Project partners such as ZPS (Slovene Consumers’ Association) and AEIDL (European Association for Innovation in Local) are well positioned to translate the 2030 Consumer Agenda into concrete, community-level recommendations. Their role is essential in understanding behavioural barriers, identifying opportunities to improve public support, and shaping incentives that encourage both sustainable consumption and CSA adoption.
In light of these developments, the recommendations below highlight key actions to strengthen public support for CSA while empowering consumers in the transition to sustainable food systems:
Integrate consumer behaviour insights into CSA incentive design
Build public support schemes that reflect real consumer choices and constraints, drawing on the EU’s strengthened monitoring of consumer conditions and behavioural evidence. This approach help ensure that CSA practices remain attractive, affordable, and trusted by both farmers and consumers. Consumer organisations also emphasize that sustainable agriculture must contribute to greater biodiversity and reduced use of antibiotics and pesticides, among other measurable factors.
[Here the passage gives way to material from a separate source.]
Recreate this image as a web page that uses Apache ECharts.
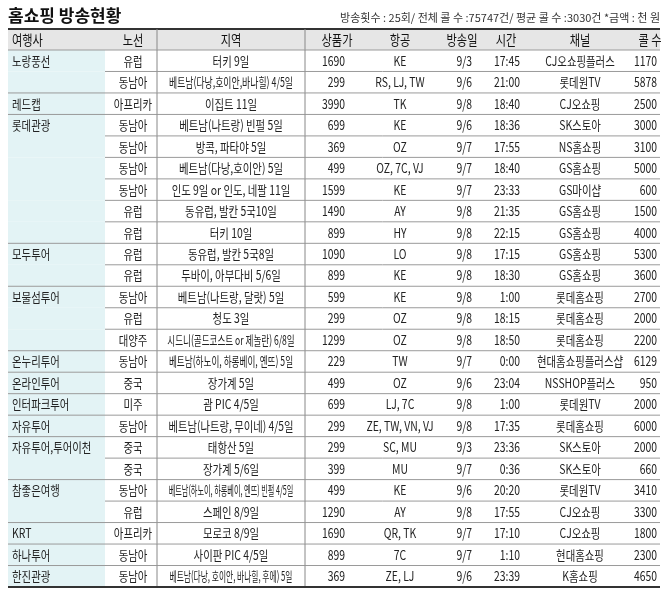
<!DOCTYPE html>
<html><head><meta charset="utf-8">
<script src="https://cdn.jsdelivr.net/npm/echarts@6/dist/echarts.min.js"></script>
<style>html,body{margin:0;padding:0;background:#fff}#main{width:669px;height:596px}</style>
</head><body><div id="main"></div>
<script>
var groups = ['노랑풍선','레드캡','롯데관광','모두투어','보물섬투어','온누리투어','온라인투어','인터파크투어','자유투어','자유투어,투어이천','참좋은여행','KRT','하나투어','한진관광'];
var groupSizes = [2,1,6,2,3,1,1,1,1,2,2,1,1,1];
var routes = ['유럽','동남아','아프리카','동남아','동남아','동남아','동남아','유럽','유럽','유럽','유럽','동남아','유럽','대양주','동남아','중국','미주','동남아','중국','중국','동남아','유럽','아프리카','동남아','동남아'];
var regions = ['터키 9일','베트남(다낭,호이안,바나힐) 4/5일','이집트 11일','베트남(나트랑) 빈펄 5일','방콕, 파타야 5일','베트남(다낭,호이안) 5일','인도 9일 or 인도, 네팔 11일','동유럽, 발칸 5국10일','터키 10일','동유럽, 발칸 5국8일','두바이, 아부다비 5/6일','베트남(나트랑, 달랏) 5일','청도 3일','시드니(골드코스트 or 제놀란) 6/8일','베트남(하노이, 하롱베이, 옌뜨) 5일','장가계 5일','괌 PIC 4/5일','베트남(나트랑, 무이네) 4/5일','태항산 5일','장가계 5/6일','베트남(하노이, 하롱베이, 옌뜨) 빈펄 4/5일','스페인 8/9일','모로코 8/9일','사이판 PIC 4/5일','베트남(다낭, 호이안, 바나힐, 후에) 5일'];
var prices = [1690,299,3990,699,369,499,1599,1490,899,1090,899,599,299,1299,229,499,699,299,299,399,499,1290,1690,899,369];
var airlines = ['KE','RS, LJ, TW','TK','KE','OZ','OZ, 7C, VJ','KE','AY','HY','LO','KE','KE','OZ','OZ','TW','OZ','LJ, 7C','ZE, TW, VN, VJ','SC, MU','MU','KE','AY','QR, TK','7C','ZE, LJ'];
var dates = ['9/3','9/6','9/8','9/6','9/7','9/7','9/7','9/8','9/8','9/8','9/8','9/8','9/8','9/8','9/7','9/6','9/8','9/8','9/3','9/7','9/6','9/8','9/7','9/7','9/6'];
var times = ['17:45','21:00','18:40','18:36','17:55','18:40','23:33','21:35','22:15','17:15','18:30','1:00','18:15','18:50','0:00','23:04','1:00','17:35','23:36','0:36','20:20','17:55','17:10','1:10','23:39'];
var channels = ['CJ오쇼핑플러스','롯데원TV','CJ오쇼핑','SK스토아','NS홈쇼핑','GS홈쇼핑','GS마이샵','GS홈쇼핑','GS홈쇼핑','GS홈쇼핑','GS홈쇼핑','롯데홈쇼핑','롯데홈쇼핑','롯데홈쇼핑','현대홈쇼핑플러스샵','NSSHOP플러스','롯데원TV','롯데홈쇼핑','SK스토아','SK스토아','롯데원TV','CJ오쇼핑','CJ오쇼핑','현대홈쇼핑','K홈쇼핑'];
var calls = [1170,5878,2500,3000,3100,5000,600,1500,4000,5300,3600,2700,2000,2200,6129,950,2000,6000,2000,660,3410,3300,1800,2300,4650];
var headers = ['여행사','노선','지역','상품가','항공','방송일','시간','채널','콜 수'];

var FONT = '"Noto Sans CJK KR", sans-serif';
var SX = 0.8;
var groupStart = {};
var r = 0;
groups.forEach(function (g, i) { groupStart[r] = g; r += groupSizes[i]; });

var rows = routes.map(function (_, i) { return [i]; });

// rough width of a string at 13px, to squeeze long region names into the cell
function estWidth(s) {
  var w = 0;
  for (var k = 0; k < s.length; k++) w += /[\uac00-\ud7a3]/.test(s[k]) ? 13 : (s[k] === ' ' ? 3.5 : 7);
  return w;
}

function txt(x, y, s, align, extra, sx) {
  return { type: 'text', x: x, y: y, scaleX: sx || SX,
    style: Object.assign({ text: String(s), x: 0, y: 0, align: align, verticalAlign: 'middle',
      font: '13px ' + FONT, fill: '#222' }, extra || {}) };
}
function line(x1, y1, x2, y2, c, w) {
  return { type: 'line', shape: { x1: x1, y1: y1, x2: x2, y2: y2 }, style: { stroke: c, lineWidth: w || 1 } };
}

var H = { font: '14px ' + FONT, fill: '#111' };
var chart = echarts.init(document.getElementById('main'));
chart.setOption({
  animation: false,
  grid: { left: 0, right: 0, top: 50, bottom: 9 },
  xAxis: { type: 'value', min: 0, max: 669, show: false },
  yAxis: { type: 'category', inverse: true, data: rows.map(function (d) { return d[0]; }), show: false },
  graphic: [
    { type: 'text', left: 8, top: 7, style: { text: '홈쇼핑 방송현황', font: 'bold 17px ' + FONT, fill: '#111' } },
    { type: 'text', right: 9, top: 12, style: { text: '방송횟수 : 25회/ 전체 콜 수 :75747건/ 평균 콜 수 :3030건 *금액 : 천 원', font: '11px ' + FONT, fill: '#333' } },
    { type: 'rect', shape: { x: 8, y: 29, width: 652, height: 21 }, style: { fill: '#e6e6e6' } },
    line(8, 29, 660, 29, '#333', 2),
    line(157, 29, 157, 50, '#888'), line(305, 29, 305, 50, '#888'),
    txt(12, 40, headers[0], 'left', H),
    txt(133, 40, headers[1], 'center', H),
    txt(231, 40, headers[2], 'center', H),
    txt(337, 40, headers[3], 'center', H),
    txt(400, 40, headers[4], 'center', H),
    txt(462, 40, headers[5], 'center', H),
    txt(506, 40, headers[6], 'center', H),
    txt(580, 40, headers[7], 'center', H),
    txt(650, 40, headers[8], 'center', H)
  ],
  series: [{
    type: 'custom',
    data: rows,
    renderItem: function (params, api) {
      var i = api.value(0);
      var c = api.coord([0, i]);
      var h = api.size([0, 1])[1];
      var yc = c[1], top = yc - h / 2, bot = yc + h / 2;
      var isStart = groupStart[i] !== undefined;
      var rsx = Math.min(SX, 142 / estWidth(regions[i]));
      var els = [
        { type: 'rect', shape: { x: 8, y: top, width: 97, height: h }, style: { fill: '#e3f3f5' } },
        line(isStart ? 8 : 105, top, 660, top, '#9a9a9a'),
        line(157, top, 157, bot, '#888'),
        line(305, top, 305, bot, '#888'),
        txt(133, yc, routes[i], 'center'),
        txt(231, yc, regions[i], 'center', null, rsx),
        txt(345, yc, prices[i], 'right'),
        txt(400, yc, airlines[i], 'center'),
        txt(472, yc, dates[i], 'right'),
        txt(520, yc, times[i], 'right'),
        txt(580, yc, channels[i], 'center'),
        txt(657, yc, calls[i], 'right')
      ];
      if (isStart) els.push(txt(12, yc, groupStart[i], 'left'));
      if (i === routes.length - 1) els.push(line(8, bot, 660, bot, '#333', 2));
      return { type: 'group', children: els };
    }
  }]
});
</script></body></html>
Behavioural insights from the BEATLES project can support the design of incentives tailored to achieve the proposed aims.
Strengthen transparency and trust through harmonised sustainability information
Promote the use of harmonised durability labels, green information rules, digital product passports, and clear sustainability claims to support climate-friendly food choices and CSA-compliant products.
Support circular and repair-oriented agricultural value chains
Encourage CSA by supporting repair, reuse, and resource-efficient models in farm equipment and food systems—linked to the EU’s right-to-repair, circular economy measures, and ecodesign requirements.
Ensure digital fairness in smart farming technologies
Align public support for smart farming tools with the Digital Fairness Act and AI Act to protect farmers as digital consumers, ensuring transparent, safe, and interoperable digital tools that reduce risk and build trust. Liability, transparent algorithms, and rights over farm data are essential to ensuring trust in smart farming.
Strengthen consumer–farmer linkages for sustainable food systems
Promote mechanisms that connect the 2030 Consumer Agenda with CSA adoption (e.g., local initiatives, labels, community-based pilots), supported by grassroots consumer organisations and behavioural research to increase uptake of climate-smart foods and farming practices.
Healthy Diets
Consumers expect the CAP to foster healthier diets and ensure that nutritious and tasty food is accessible to everyone. With the environmental crisis worsening and diet-related diseases on the rise, it is increasingly unacceptable that many countries still allow and even use public funds to support the promotion of foods known to harm both human health and the environment. A climate-smart food system must deliver the benefits that matter most to consumers: affordable healthy food, transparent public spending, meaningful participation, and measurable environmental improvements. To succeed, the transition must place consumers’ dietary need, wants, and realities at the centre, not treat them as an afterthought.